Он встал, а скорее, вскочил с места. Его лицо исказилось какой-то дикой гримасой. Казалось, он давится. Посиневшие губы с трудом хватали воздух. Анна никогда не видела его таким и почувствовала обычный физический страх. Однако он постепенно успокаивался, стоя с беспомощно опущенными руками и глотая слюну, как будто хотел что-то сказать, но не мог. Наконец, усмехнулся и вышел.
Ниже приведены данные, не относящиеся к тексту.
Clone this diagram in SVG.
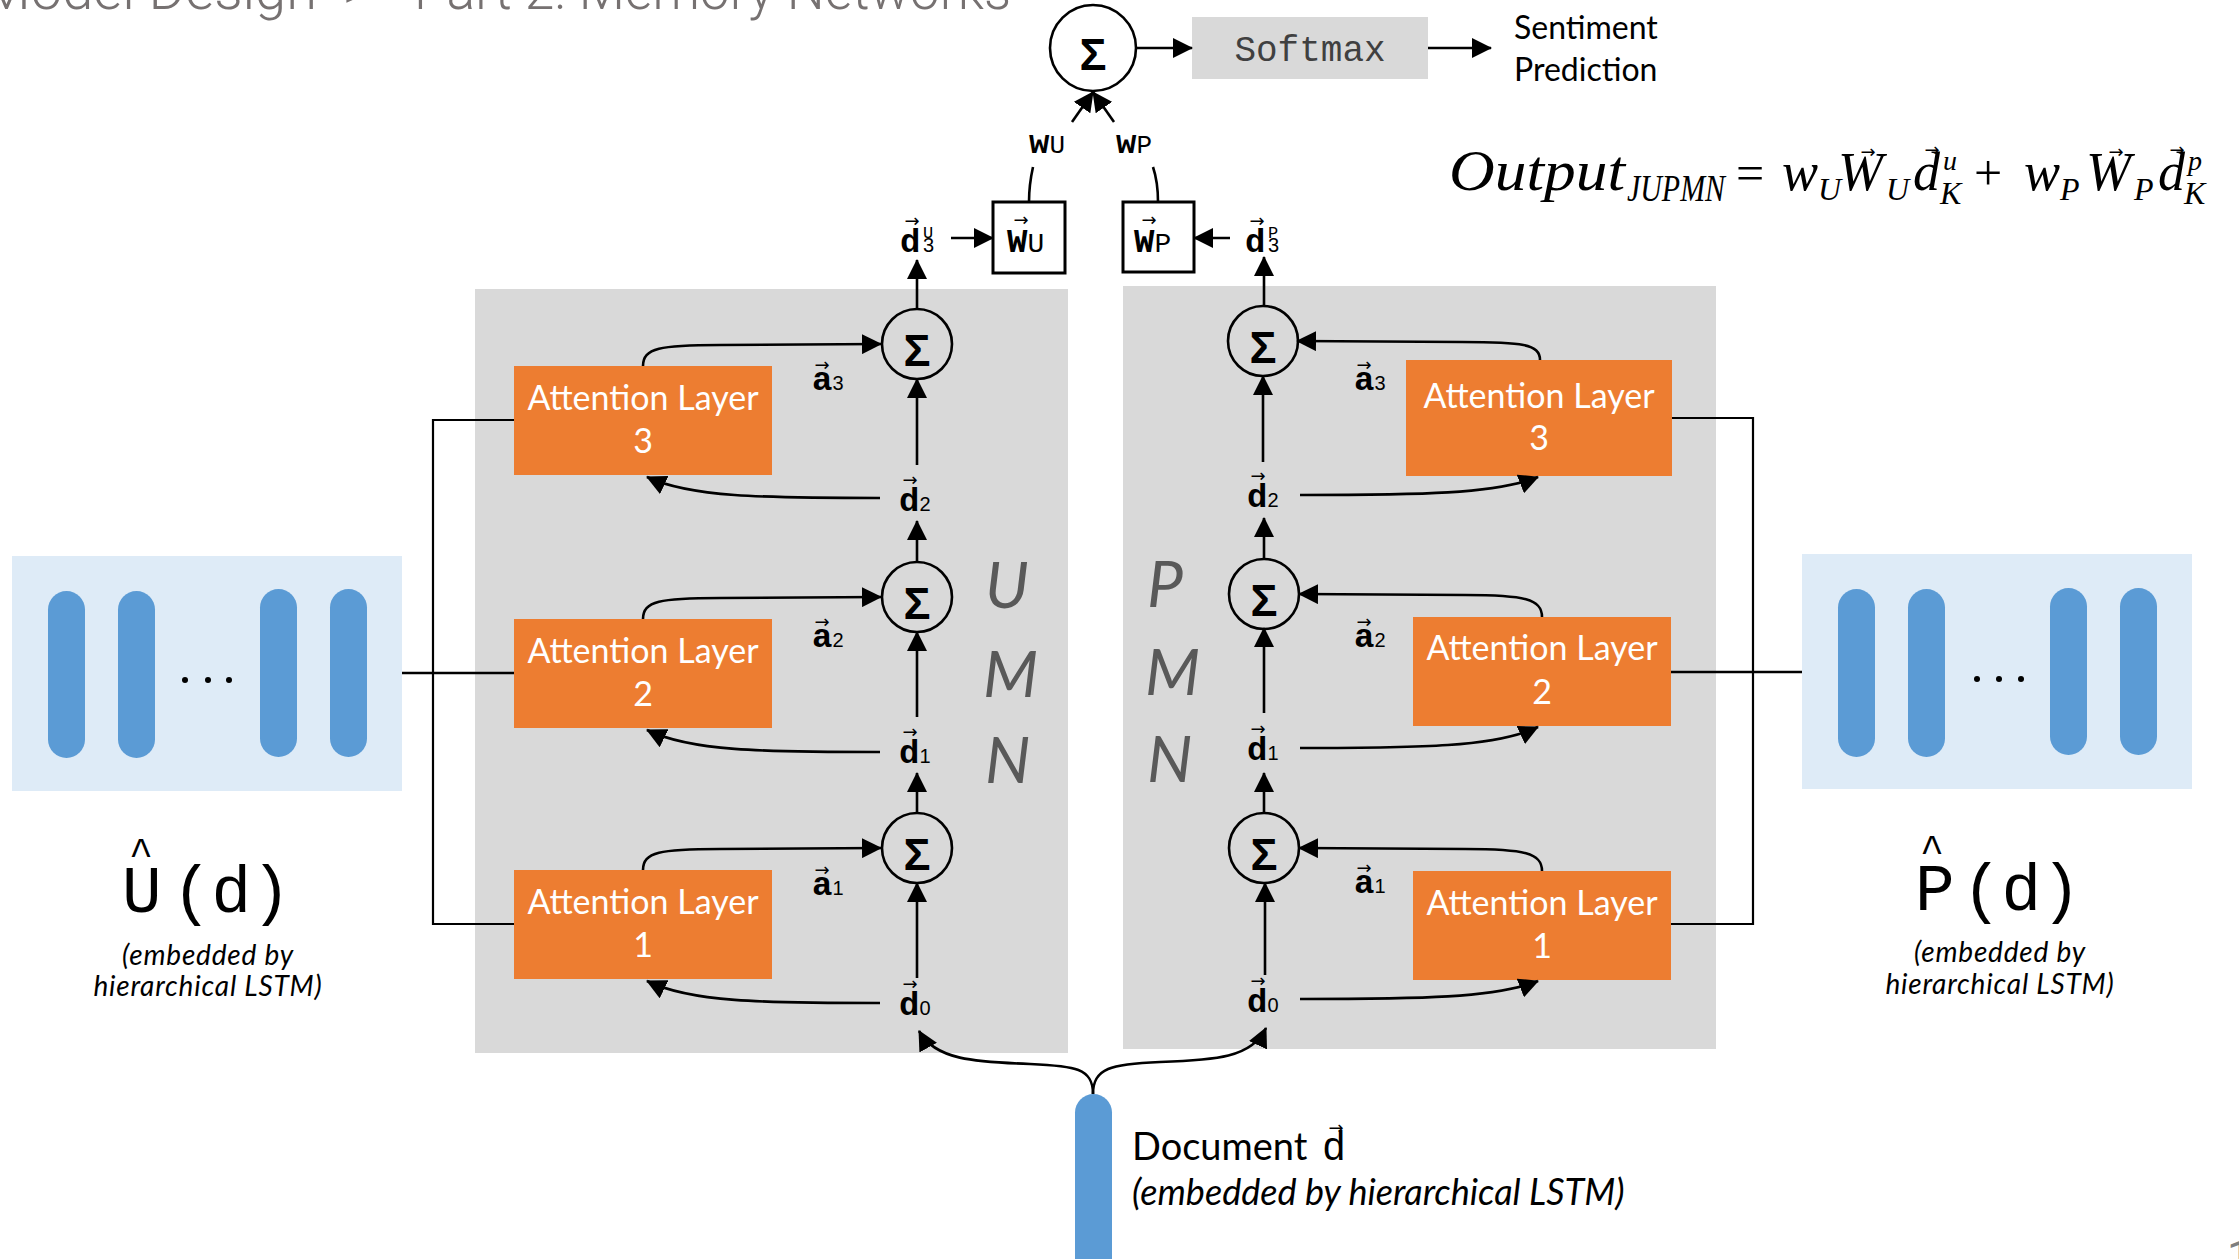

Спустя час служанка принесла письмо:
«Забери Литуню. Забрала себя, возьми и ее. Но знай, что даже грязный и несчастный человек может любить. Люблю тебя, и да простит тебя Бог».
Анна бессознательно снова и снова читала эти нелепые, отчаянные, лицемерные и мучительные слова. Она не могла найти отклика в своей душе, не понимала смысла их. Как мучительно не знать, что чувствуешь! Ее охватывали жалость и гнев, отвращение и сожаление, обида за себя и за ребенка, сочувствие к собственной судьбе.
«…Да простит тебя Бог», — глаза Анны задержались на этой бессовестной патетической фразе.
Его, как раз его должен простить Бог, его подлость и его бесстыдство!
Негодование возрастало. Она лихорадочно стала укладывать вещи. У нее не было сил, чтобы заставить себя поговорить с тестем. Наспех написала прощальное письмо, заплатила бонне задолженность и поехала с Литуней на вокзал.
Литуня вела себя спокойно. Видимо, понимала важность перемен, происходящих в ее жизни, хотя реагировала на них едва заметной улыбкой и часто прижималась к маме. Каждое прикосновение доверчивых ручонок Литуни наполняло Анну невысказанной радостью. С трудом она сдерживала слезы.
Это начинался новый период их жизни. Они сейчас одни, правда не совсем, потому что Литуня найдет в Марьяне лучшего отца, умнее и сердечнее. О! Анна была уверена в этом.
Сейчас они на один день задержаться в Варшаве и в Мазуты уже поедут втроем. Даже лучше, что ребенок в деревне проведет эти несколько недель сразу с Марьяном. Они должны привыкнуть и полюбить друг друга.
В Варшаве Анну встретило некоторое разочарование: Марьян уже уехал вечерним поездом или уже был в Мазутах.
День Анна провела в магазинах, покупая белье и платьица Литуне. Побывала она с Литуней и у детского врача, который обнаружил у девочки анемию и назначил специальное лечение. На следующее утро они поехали в Люблин, откуда еще несколько километров нужно было трястись в бричке по очень ухабистой дороге.